= Figure scripts =
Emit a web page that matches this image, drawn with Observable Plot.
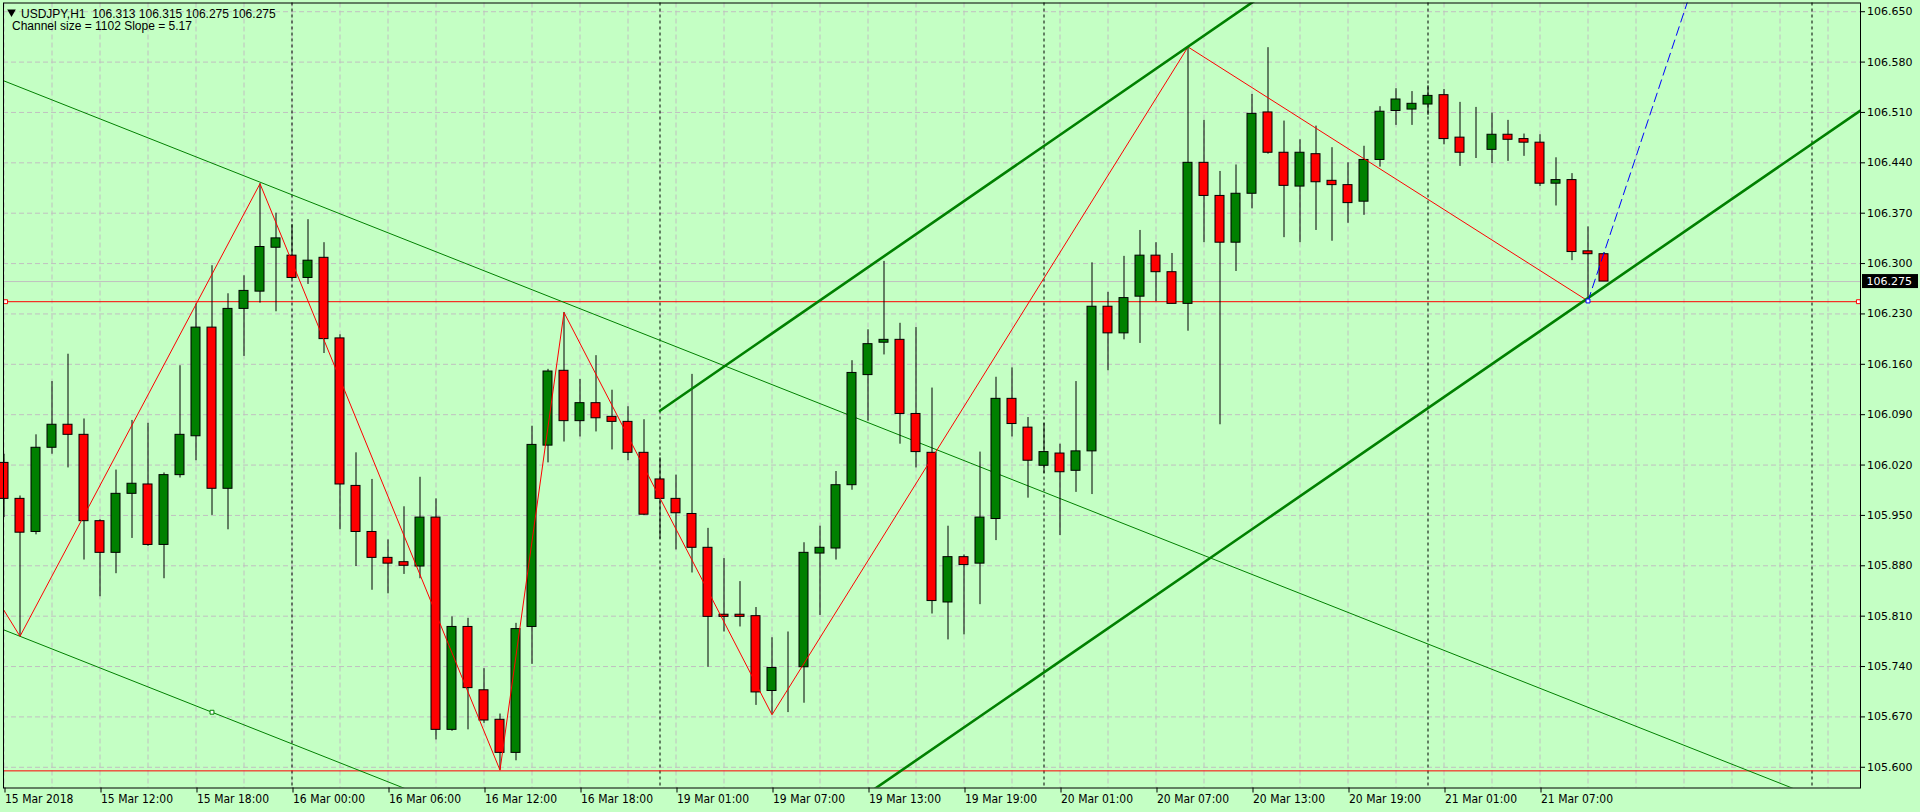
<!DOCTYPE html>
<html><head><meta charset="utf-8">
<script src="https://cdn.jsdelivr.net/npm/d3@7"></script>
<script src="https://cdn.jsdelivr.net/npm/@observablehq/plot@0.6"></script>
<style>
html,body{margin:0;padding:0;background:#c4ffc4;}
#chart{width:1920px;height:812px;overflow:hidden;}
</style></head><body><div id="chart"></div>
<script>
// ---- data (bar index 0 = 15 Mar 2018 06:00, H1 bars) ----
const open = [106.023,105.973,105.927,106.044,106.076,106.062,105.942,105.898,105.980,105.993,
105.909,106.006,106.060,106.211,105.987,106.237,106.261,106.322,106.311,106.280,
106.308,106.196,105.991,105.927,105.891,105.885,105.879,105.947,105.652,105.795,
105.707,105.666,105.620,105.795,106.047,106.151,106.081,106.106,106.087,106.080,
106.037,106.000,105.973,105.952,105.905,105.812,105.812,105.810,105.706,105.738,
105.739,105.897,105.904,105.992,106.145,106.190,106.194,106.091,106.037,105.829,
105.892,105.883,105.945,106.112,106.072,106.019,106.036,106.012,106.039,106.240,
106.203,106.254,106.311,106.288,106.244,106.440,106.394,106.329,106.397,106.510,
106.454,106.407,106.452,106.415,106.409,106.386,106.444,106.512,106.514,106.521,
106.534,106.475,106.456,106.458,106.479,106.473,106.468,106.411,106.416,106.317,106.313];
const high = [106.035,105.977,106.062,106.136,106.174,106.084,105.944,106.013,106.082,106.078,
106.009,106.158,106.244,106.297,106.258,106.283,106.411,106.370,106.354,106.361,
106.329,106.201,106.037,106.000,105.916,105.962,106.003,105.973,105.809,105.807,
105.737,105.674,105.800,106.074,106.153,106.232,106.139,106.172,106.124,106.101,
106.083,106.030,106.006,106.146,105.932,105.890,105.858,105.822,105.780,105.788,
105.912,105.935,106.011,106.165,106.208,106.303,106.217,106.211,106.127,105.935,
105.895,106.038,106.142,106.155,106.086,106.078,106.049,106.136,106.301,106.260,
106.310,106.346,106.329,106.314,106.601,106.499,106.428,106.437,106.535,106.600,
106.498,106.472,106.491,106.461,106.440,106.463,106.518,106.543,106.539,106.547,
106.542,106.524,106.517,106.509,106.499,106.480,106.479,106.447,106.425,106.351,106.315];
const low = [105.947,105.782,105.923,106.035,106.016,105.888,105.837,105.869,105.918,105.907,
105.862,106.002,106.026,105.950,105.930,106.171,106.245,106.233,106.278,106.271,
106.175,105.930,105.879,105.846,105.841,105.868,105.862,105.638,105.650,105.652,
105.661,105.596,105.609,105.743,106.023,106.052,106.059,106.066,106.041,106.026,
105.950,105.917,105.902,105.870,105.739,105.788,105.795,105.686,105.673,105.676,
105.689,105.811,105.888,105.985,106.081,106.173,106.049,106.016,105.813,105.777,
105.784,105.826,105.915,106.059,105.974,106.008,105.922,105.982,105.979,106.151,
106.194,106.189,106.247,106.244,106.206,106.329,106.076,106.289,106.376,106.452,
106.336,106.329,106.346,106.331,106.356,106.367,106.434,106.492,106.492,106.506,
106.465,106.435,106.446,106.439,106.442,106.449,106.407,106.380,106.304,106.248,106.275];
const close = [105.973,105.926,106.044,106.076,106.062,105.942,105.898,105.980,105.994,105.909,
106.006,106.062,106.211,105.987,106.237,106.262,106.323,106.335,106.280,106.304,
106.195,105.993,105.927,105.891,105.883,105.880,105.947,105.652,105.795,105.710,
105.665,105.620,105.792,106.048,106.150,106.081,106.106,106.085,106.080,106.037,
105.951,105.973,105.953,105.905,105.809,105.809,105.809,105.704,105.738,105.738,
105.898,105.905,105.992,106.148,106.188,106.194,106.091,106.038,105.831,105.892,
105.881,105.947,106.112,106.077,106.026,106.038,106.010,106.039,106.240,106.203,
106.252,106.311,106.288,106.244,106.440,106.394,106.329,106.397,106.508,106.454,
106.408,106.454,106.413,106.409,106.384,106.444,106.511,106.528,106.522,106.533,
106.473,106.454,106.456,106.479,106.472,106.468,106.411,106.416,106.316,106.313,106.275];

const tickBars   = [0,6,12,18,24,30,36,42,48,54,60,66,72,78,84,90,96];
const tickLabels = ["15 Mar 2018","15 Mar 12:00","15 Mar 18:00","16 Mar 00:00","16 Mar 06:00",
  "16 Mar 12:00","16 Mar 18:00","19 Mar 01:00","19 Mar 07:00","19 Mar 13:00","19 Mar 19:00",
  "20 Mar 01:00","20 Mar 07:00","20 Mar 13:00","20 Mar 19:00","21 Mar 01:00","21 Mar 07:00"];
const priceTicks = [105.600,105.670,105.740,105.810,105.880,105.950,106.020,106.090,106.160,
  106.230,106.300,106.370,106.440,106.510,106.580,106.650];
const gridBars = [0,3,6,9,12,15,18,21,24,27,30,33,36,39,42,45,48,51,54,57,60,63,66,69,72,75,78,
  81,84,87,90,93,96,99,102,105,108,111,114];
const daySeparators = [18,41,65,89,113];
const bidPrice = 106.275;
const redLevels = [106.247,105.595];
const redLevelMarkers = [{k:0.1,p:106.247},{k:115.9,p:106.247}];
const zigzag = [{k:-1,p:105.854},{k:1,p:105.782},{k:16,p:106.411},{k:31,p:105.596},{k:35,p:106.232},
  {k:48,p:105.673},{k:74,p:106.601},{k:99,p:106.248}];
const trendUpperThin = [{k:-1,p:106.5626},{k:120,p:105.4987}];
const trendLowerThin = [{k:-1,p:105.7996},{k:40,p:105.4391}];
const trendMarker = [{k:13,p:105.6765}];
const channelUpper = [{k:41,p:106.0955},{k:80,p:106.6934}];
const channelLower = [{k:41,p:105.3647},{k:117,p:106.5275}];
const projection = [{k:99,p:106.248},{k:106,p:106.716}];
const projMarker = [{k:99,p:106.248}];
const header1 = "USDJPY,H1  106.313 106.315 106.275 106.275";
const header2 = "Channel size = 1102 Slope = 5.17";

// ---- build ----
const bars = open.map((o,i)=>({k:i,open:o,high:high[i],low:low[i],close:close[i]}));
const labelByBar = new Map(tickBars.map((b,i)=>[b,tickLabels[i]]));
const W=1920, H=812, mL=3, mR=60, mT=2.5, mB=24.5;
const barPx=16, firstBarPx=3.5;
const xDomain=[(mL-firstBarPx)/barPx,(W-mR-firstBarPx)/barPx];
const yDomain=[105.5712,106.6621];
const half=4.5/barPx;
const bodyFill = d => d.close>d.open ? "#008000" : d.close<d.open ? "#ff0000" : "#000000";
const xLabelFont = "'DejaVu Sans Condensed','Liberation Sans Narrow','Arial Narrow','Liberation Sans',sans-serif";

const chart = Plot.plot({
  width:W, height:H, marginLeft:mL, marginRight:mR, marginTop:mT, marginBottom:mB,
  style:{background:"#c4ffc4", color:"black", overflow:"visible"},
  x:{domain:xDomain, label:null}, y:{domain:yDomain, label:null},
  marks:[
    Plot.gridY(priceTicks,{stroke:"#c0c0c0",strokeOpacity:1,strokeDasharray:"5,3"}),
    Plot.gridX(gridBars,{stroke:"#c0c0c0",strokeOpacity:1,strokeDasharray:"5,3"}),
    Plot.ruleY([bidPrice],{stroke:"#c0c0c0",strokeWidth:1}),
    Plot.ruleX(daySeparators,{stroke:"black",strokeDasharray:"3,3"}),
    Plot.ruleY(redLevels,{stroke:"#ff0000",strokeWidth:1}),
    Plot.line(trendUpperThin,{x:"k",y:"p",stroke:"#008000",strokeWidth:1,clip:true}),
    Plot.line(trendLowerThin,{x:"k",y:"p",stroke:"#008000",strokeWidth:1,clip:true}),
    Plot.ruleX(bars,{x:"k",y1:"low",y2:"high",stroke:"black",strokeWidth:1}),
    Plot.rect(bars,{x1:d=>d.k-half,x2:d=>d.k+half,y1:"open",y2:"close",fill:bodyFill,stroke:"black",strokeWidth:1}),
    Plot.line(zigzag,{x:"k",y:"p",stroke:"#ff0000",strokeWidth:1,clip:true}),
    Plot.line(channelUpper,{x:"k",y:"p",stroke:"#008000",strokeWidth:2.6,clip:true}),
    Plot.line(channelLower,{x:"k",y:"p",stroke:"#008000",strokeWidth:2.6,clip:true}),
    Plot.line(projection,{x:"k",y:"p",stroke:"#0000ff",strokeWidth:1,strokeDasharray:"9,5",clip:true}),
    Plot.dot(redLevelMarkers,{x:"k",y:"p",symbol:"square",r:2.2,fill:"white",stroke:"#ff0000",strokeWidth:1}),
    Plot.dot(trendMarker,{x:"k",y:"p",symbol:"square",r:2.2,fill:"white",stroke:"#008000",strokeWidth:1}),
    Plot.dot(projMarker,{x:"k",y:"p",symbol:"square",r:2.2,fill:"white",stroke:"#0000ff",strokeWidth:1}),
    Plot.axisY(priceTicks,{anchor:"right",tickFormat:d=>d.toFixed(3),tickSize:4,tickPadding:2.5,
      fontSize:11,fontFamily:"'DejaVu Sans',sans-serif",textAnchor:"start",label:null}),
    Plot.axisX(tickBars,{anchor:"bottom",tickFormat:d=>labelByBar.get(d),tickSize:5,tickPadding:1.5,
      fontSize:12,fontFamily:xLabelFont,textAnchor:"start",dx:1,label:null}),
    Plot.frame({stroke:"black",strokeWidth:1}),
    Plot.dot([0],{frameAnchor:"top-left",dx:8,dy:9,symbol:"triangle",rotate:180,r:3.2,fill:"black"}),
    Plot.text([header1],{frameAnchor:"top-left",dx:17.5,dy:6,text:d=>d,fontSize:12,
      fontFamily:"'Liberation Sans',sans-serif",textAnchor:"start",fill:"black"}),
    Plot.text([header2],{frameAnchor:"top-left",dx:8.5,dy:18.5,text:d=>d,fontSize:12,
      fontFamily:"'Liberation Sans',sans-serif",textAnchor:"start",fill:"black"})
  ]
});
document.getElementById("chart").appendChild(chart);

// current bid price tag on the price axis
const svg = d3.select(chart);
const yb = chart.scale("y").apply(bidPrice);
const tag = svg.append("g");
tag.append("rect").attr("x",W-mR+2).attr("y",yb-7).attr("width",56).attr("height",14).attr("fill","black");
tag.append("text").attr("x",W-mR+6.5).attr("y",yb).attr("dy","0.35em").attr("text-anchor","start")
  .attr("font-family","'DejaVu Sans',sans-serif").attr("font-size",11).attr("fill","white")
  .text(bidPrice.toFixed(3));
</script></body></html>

--

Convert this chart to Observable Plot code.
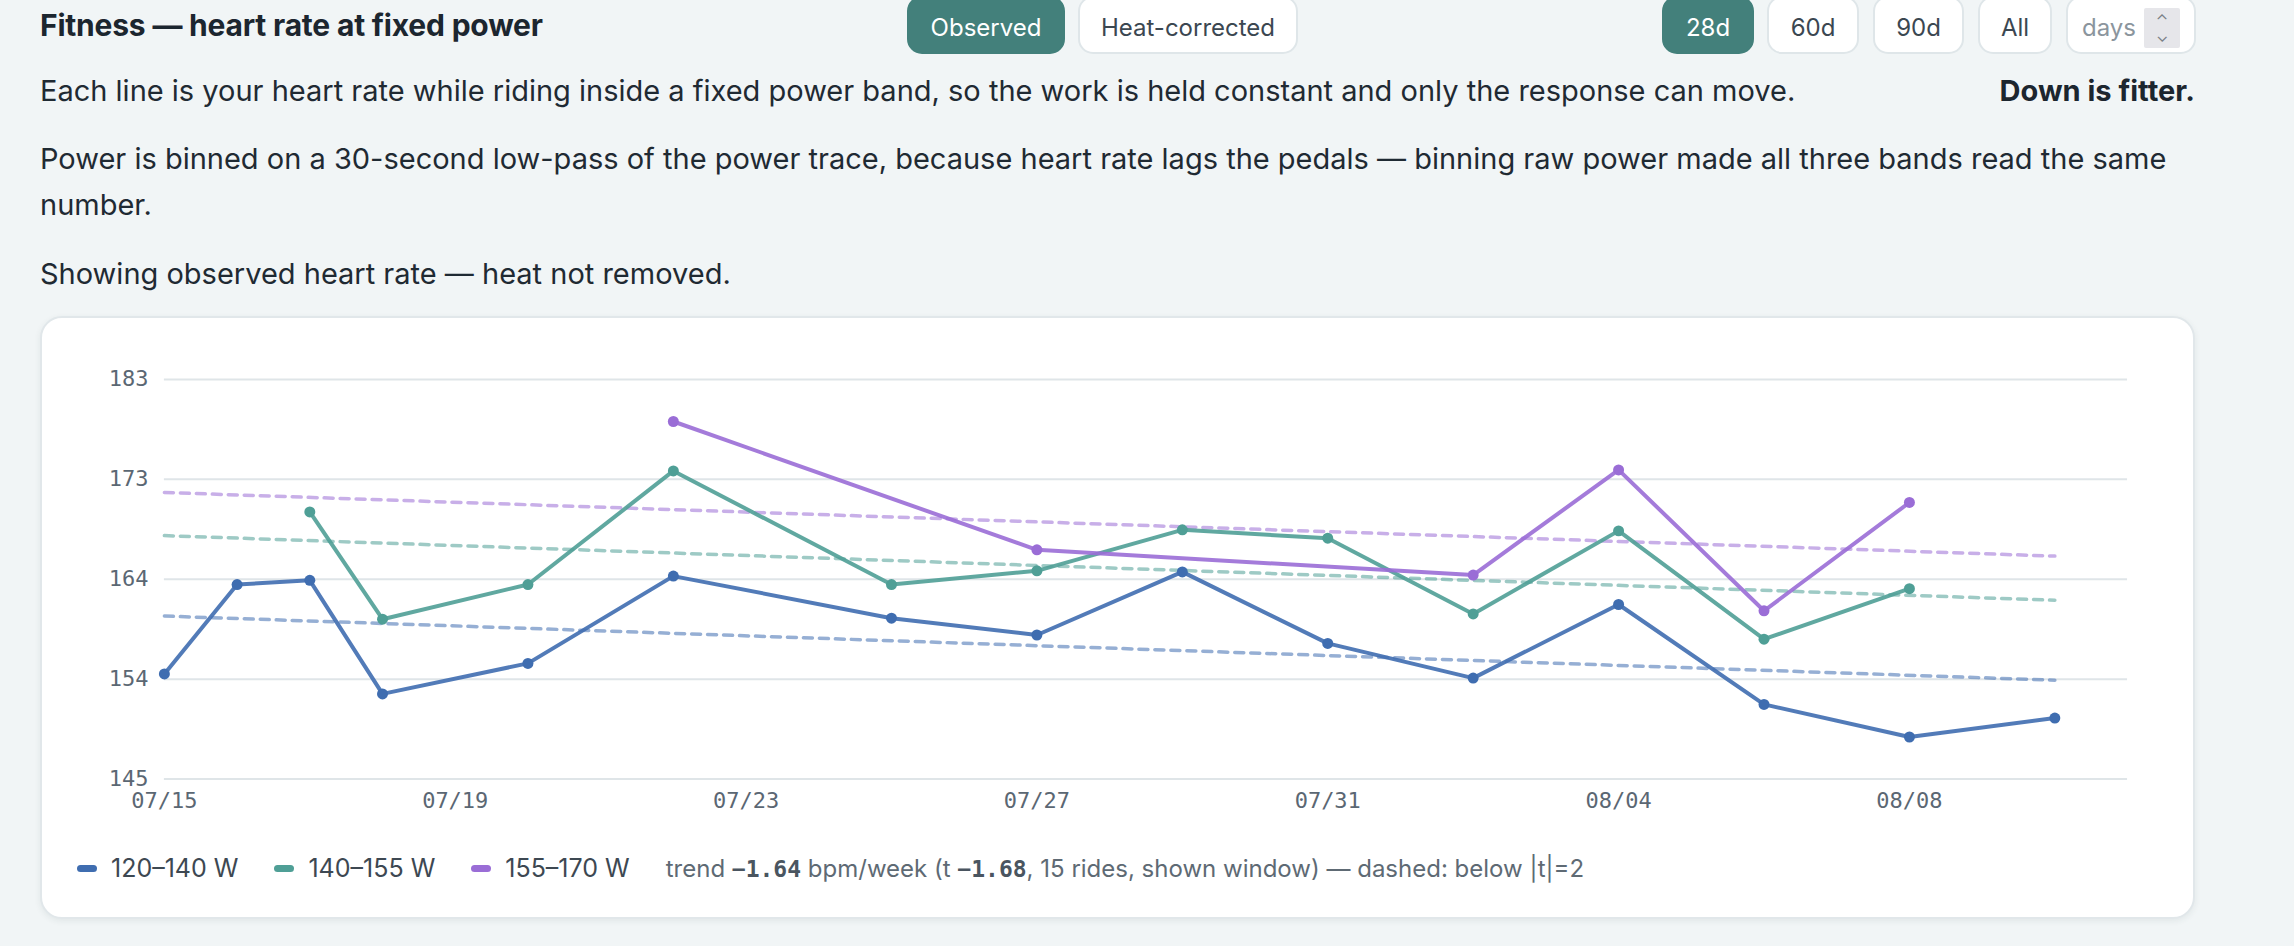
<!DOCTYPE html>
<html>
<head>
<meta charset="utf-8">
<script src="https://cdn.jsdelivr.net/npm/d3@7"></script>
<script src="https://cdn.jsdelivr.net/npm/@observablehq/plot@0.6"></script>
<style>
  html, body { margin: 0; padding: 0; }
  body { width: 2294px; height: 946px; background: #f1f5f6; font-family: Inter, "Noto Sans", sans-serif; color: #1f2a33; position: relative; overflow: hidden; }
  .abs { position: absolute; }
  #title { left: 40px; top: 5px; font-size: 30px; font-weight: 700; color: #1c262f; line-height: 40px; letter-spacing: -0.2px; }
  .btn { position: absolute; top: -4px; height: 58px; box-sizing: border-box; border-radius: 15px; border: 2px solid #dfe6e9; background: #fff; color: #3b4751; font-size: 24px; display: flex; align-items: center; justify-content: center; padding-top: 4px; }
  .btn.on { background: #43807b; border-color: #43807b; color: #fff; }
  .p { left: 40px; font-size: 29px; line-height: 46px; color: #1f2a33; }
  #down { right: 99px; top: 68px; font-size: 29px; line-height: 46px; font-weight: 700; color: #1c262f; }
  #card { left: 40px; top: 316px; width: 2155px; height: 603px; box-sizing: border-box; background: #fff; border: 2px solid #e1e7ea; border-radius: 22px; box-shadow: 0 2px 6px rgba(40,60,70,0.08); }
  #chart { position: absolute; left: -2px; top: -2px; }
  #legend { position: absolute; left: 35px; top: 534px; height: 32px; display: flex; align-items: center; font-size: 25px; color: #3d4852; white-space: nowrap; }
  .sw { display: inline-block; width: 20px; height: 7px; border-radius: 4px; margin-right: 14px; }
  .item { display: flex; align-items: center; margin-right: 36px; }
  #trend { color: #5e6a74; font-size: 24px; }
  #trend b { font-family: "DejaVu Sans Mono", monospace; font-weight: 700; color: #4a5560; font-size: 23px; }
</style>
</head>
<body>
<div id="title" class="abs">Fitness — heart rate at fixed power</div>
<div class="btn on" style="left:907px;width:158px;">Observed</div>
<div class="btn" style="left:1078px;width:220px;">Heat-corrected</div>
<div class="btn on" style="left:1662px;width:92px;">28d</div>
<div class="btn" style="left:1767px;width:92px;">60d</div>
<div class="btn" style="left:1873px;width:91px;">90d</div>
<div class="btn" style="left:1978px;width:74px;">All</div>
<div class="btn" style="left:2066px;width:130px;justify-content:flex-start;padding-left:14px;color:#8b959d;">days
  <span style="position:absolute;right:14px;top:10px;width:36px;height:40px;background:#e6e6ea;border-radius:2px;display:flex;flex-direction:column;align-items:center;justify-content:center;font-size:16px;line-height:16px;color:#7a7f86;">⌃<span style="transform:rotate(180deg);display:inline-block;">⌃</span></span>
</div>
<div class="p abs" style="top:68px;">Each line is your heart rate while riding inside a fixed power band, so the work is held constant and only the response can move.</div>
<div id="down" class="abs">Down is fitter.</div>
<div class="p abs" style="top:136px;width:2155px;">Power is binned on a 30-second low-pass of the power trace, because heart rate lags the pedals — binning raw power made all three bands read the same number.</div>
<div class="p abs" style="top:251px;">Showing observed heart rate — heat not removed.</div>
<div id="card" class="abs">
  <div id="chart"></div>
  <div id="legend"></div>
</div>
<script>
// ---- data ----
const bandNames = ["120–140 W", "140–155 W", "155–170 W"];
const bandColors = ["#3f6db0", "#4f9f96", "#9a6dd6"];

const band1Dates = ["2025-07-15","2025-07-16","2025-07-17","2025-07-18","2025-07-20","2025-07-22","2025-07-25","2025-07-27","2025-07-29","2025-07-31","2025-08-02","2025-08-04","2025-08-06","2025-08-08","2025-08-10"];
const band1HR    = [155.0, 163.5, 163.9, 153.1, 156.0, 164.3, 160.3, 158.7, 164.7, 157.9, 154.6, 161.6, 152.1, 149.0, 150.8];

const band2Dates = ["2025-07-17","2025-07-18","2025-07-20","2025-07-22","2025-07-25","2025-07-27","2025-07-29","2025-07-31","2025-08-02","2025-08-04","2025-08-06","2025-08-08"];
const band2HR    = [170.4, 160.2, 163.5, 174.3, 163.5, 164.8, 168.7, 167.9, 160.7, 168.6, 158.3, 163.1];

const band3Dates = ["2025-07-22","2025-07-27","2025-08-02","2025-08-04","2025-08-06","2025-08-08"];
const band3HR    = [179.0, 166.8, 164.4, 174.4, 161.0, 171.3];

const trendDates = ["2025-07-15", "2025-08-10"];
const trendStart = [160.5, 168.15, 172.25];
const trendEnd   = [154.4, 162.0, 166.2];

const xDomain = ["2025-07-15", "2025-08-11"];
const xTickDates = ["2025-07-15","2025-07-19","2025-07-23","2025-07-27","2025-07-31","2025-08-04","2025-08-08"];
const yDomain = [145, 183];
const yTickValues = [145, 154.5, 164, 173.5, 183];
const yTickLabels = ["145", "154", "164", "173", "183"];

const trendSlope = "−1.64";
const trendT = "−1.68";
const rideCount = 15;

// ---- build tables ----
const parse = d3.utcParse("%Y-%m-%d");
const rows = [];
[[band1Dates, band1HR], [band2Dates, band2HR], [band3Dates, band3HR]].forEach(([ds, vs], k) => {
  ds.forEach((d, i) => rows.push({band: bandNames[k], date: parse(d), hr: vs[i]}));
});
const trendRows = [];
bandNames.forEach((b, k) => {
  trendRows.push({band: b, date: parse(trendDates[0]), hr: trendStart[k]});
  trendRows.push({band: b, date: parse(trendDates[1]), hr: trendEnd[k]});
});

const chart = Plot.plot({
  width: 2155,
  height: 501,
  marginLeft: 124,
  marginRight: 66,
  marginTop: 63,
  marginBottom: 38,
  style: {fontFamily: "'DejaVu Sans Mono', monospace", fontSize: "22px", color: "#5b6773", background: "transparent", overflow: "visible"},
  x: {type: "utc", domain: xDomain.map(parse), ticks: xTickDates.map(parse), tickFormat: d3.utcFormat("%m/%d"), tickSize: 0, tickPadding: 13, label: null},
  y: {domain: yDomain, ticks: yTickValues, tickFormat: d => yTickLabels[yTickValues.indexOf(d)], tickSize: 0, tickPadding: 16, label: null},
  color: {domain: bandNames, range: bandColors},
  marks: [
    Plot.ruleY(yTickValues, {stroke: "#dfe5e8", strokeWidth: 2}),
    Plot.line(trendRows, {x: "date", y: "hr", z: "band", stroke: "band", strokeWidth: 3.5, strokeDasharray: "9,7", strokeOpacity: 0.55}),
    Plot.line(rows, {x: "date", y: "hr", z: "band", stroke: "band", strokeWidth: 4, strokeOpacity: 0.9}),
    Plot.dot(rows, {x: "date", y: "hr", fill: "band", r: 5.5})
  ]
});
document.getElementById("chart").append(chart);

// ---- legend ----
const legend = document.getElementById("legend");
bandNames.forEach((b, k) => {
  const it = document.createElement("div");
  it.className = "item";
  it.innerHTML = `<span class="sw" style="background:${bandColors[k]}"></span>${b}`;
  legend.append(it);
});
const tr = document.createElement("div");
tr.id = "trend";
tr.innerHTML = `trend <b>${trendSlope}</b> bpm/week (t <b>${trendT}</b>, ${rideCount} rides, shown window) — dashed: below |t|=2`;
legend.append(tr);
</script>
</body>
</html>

= Your task =
Extract every line above that contains the word "this".

= Written response =
Emit a web page that matches this image, drawn with Observable Plot.
Convert this chart to Observable Plot code.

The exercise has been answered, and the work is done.